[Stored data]
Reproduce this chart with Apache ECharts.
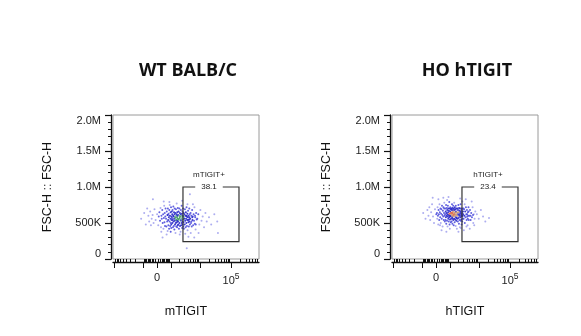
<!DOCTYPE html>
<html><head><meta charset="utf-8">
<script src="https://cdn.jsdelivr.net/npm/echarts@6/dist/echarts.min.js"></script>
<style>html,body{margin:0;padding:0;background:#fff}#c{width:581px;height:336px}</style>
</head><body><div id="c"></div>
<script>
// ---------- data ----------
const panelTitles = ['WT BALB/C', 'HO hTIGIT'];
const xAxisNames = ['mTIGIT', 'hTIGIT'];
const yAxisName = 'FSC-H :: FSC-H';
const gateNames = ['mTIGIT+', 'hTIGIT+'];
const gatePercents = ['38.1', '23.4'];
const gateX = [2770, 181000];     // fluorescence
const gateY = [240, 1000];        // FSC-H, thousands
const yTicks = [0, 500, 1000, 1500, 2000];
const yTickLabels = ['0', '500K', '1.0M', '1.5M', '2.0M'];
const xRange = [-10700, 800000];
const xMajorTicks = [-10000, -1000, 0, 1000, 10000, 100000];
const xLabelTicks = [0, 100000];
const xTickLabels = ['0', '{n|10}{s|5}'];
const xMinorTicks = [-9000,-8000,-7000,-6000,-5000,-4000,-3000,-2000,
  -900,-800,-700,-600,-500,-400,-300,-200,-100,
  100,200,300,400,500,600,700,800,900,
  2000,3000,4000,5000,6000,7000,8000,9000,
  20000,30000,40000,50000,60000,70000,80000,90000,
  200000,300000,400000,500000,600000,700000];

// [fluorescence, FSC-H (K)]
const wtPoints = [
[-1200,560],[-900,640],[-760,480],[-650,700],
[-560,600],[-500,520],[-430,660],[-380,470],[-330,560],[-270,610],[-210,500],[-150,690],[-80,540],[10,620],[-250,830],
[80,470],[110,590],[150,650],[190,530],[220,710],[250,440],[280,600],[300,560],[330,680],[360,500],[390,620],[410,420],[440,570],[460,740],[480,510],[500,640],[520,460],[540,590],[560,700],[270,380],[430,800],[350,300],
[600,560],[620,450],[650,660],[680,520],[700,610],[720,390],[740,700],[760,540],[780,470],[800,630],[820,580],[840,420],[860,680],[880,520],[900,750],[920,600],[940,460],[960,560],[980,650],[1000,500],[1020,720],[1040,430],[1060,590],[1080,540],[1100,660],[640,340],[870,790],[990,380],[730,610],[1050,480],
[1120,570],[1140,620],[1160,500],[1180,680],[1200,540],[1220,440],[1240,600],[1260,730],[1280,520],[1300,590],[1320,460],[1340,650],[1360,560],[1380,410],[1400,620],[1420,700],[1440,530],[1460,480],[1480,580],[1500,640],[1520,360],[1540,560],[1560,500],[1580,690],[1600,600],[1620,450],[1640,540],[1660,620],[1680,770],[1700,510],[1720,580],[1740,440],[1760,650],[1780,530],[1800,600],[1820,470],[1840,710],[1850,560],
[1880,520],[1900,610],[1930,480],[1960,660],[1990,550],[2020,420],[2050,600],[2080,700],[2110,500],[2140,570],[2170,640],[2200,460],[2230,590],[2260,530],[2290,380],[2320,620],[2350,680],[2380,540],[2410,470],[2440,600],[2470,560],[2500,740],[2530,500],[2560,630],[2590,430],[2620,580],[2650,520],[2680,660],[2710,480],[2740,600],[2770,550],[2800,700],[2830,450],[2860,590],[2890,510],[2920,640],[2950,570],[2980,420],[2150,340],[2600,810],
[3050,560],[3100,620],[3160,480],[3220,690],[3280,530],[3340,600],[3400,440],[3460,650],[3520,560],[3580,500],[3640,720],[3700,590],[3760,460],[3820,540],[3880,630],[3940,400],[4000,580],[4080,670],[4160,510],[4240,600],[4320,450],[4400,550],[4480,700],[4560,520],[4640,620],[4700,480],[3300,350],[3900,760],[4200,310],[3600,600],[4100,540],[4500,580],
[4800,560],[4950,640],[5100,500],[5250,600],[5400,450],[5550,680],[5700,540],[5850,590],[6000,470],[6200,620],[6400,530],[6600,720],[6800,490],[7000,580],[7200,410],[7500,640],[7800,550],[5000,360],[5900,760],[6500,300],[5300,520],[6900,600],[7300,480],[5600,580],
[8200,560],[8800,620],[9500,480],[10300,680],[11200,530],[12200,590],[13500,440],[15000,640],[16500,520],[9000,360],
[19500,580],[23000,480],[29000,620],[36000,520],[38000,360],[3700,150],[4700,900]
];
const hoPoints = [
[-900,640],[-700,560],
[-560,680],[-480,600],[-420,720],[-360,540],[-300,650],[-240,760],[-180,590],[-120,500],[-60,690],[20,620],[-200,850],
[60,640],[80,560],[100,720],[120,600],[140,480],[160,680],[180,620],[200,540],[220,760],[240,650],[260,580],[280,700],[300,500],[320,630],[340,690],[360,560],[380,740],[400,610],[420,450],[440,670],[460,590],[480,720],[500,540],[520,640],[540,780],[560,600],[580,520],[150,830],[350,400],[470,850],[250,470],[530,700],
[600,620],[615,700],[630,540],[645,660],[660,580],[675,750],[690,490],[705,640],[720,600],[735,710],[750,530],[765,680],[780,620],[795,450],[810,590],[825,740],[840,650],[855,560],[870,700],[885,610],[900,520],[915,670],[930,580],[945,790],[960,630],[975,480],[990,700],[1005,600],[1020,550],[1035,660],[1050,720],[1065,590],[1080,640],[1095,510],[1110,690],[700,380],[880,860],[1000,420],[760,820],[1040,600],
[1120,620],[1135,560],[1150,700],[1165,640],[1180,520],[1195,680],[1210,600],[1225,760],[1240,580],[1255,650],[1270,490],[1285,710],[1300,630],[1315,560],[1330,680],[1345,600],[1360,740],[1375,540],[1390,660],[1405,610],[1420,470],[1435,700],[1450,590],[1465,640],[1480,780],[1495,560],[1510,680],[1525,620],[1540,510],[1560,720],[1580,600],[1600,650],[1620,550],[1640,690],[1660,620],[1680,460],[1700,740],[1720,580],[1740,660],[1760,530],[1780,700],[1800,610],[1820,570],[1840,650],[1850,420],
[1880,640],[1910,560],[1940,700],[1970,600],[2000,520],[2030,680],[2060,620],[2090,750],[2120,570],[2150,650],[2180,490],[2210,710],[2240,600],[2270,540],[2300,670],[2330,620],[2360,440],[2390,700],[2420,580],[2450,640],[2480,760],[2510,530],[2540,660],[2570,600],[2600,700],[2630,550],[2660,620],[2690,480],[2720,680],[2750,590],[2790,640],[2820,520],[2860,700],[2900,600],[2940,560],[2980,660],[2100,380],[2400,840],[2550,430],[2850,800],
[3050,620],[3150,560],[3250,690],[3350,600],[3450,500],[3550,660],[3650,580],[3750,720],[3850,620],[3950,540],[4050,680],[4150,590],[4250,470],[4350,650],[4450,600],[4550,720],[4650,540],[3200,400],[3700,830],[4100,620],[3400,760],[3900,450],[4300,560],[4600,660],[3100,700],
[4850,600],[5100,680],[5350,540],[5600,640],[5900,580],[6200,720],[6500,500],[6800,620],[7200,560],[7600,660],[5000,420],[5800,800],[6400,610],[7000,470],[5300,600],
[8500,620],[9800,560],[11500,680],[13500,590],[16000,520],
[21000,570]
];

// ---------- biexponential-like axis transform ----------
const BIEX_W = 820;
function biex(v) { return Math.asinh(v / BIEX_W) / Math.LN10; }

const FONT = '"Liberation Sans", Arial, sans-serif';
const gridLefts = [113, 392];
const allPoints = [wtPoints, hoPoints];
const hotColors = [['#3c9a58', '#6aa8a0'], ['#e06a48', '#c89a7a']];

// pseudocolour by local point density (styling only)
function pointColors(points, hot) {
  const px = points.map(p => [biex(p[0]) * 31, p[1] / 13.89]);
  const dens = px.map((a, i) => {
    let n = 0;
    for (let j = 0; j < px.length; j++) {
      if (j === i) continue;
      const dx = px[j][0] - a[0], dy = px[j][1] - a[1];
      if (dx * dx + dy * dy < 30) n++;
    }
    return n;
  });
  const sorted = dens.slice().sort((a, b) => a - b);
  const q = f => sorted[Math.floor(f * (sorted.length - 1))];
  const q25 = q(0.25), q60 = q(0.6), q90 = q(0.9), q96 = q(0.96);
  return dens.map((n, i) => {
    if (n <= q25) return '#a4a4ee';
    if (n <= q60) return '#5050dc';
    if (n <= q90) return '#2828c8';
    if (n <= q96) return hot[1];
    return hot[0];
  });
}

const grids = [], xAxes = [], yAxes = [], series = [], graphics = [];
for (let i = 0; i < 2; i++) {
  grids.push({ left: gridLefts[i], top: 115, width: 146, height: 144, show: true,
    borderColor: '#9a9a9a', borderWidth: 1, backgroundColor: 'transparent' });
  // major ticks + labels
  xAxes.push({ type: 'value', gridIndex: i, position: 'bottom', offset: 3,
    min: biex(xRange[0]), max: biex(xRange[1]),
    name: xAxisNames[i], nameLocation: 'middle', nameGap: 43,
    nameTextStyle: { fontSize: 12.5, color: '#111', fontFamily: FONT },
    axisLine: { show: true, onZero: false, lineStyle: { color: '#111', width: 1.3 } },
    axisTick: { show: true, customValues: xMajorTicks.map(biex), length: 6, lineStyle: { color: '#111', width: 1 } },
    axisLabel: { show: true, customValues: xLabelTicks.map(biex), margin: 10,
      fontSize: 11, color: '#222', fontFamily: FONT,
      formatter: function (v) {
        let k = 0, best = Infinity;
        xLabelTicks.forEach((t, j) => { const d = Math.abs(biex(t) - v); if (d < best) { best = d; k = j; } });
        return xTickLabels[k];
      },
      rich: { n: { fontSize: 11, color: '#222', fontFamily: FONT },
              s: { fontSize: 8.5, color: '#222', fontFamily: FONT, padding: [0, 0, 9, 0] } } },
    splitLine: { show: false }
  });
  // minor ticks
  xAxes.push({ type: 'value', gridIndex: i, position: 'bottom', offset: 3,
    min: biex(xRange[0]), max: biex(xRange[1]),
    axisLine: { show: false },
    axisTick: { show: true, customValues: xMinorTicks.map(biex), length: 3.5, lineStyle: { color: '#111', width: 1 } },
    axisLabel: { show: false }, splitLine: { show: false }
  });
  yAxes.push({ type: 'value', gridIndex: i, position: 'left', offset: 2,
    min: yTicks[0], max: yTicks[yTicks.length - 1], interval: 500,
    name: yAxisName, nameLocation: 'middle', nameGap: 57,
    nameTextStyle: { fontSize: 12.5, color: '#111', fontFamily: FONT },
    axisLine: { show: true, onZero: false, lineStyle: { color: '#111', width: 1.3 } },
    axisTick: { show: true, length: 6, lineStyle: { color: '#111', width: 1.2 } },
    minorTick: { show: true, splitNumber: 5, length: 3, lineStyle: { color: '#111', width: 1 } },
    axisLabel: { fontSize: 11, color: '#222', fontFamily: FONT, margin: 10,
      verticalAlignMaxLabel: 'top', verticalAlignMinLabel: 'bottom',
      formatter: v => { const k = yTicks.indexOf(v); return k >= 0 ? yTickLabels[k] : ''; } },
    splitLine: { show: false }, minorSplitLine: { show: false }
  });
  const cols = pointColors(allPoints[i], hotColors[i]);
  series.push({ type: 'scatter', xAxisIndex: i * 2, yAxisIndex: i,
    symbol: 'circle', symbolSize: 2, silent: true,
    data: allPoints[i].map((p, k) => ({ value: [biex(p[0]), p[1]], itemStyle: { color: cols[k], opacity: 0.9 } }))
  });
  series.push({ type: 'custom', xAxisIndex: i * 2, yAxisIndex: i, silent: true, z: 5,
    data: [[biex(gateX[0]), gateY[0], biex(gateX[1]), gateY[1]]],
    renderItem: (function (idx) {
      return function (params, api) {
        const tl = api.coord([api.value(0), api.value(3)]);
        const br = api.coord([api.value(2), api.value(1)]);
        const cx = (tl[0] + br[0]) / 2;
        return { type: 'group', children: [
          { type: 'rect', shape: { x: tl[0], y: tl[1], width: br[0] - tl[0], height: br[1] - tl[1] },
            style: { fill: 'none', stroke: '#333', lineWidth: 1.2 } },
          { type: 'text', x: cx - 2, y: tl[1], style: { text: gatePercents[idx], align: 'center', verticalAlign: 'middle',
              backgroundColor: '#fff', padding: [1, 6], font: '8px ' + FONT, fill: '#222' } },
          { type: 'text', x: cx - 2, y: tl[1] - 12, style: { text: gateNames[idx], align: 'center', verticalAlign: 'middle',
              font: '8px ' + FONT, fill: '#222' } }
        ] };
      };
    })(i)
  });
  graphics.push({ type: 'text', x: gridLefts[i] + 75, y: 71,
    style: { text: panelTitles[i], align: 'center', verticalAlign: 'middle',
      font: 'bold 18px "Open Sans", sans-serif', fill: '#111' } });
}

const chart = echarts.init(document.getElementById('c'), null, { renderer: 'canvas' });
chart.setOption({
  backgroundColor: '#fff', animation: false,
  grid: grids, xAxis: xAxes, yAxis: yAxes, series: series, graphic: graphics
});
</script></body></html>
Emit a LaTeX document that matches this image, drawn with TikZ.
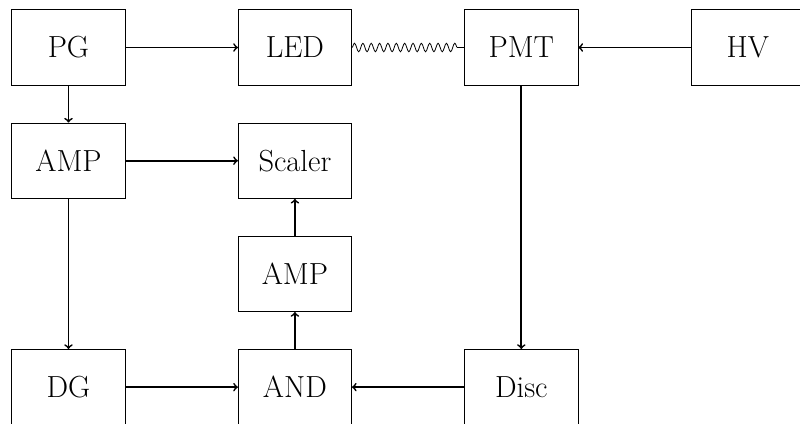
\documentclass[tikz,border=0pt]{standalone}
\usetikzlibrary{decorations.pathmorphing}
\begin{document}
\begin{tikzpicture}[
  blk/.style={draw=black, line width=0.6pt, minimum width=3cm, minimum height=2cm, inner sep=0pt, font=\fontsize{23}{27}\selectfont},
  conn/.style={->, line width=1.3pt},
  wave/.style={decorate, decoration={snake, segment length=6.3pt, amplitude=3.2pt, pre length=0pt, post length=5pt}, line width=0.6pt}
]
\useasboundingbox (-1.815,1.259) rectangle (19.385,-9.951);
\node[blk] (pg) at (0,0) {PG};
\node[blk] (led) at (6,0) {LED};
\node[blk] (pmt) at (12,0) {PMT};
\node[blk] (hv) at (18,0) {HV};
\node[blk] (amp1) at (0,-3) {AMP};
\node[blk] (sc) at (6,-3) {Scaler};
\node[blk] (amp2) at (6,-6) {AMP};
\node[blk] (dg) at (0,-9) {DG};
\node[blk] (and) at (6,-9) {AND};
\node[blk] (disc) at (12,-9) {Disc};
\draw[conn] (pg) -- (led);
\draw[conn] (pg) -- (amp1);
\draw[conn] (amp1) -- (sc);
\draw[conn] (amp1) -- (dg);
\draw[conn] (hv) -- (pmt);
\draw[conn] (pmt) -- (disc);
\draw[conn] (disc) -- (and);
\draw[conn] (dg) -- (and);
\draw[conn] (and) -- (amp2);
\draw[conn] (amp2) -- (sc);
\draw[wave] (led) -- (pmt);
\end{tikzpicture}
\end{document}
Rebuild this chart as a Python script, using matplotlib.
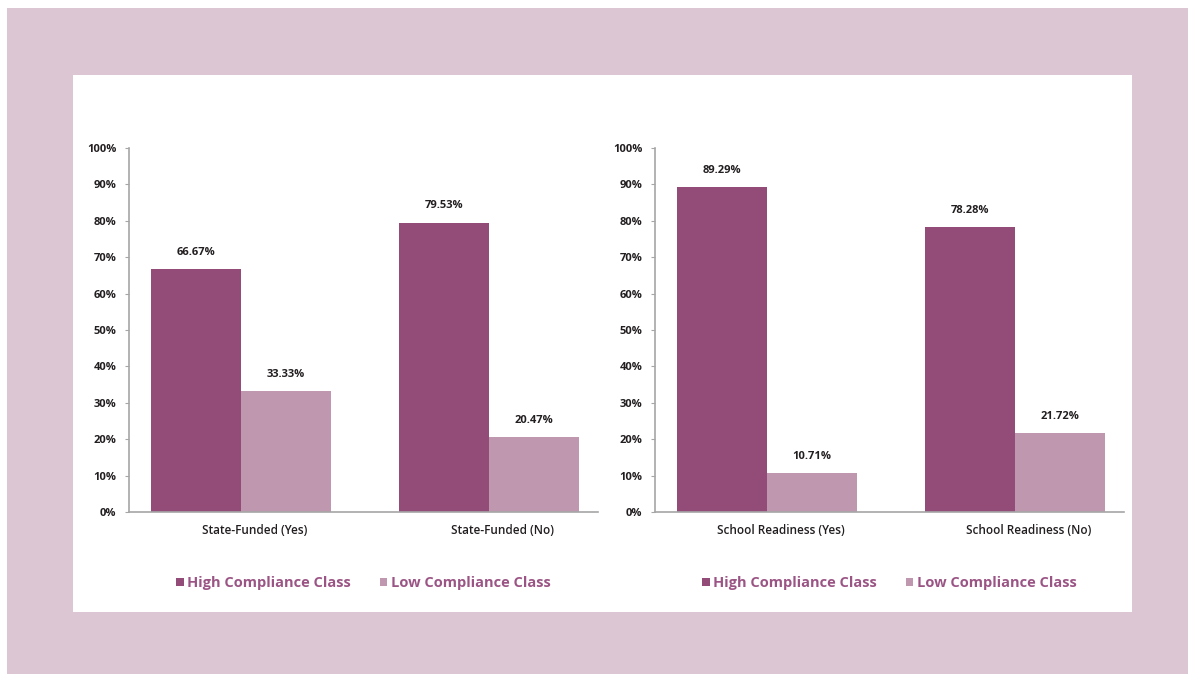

## Task brief
Select the lines from the entries that include the word "with".

## Full response
Reproduce this chart with Apache ECharts.
Emit a LaTeX document that matches this image, drawn with TikZ.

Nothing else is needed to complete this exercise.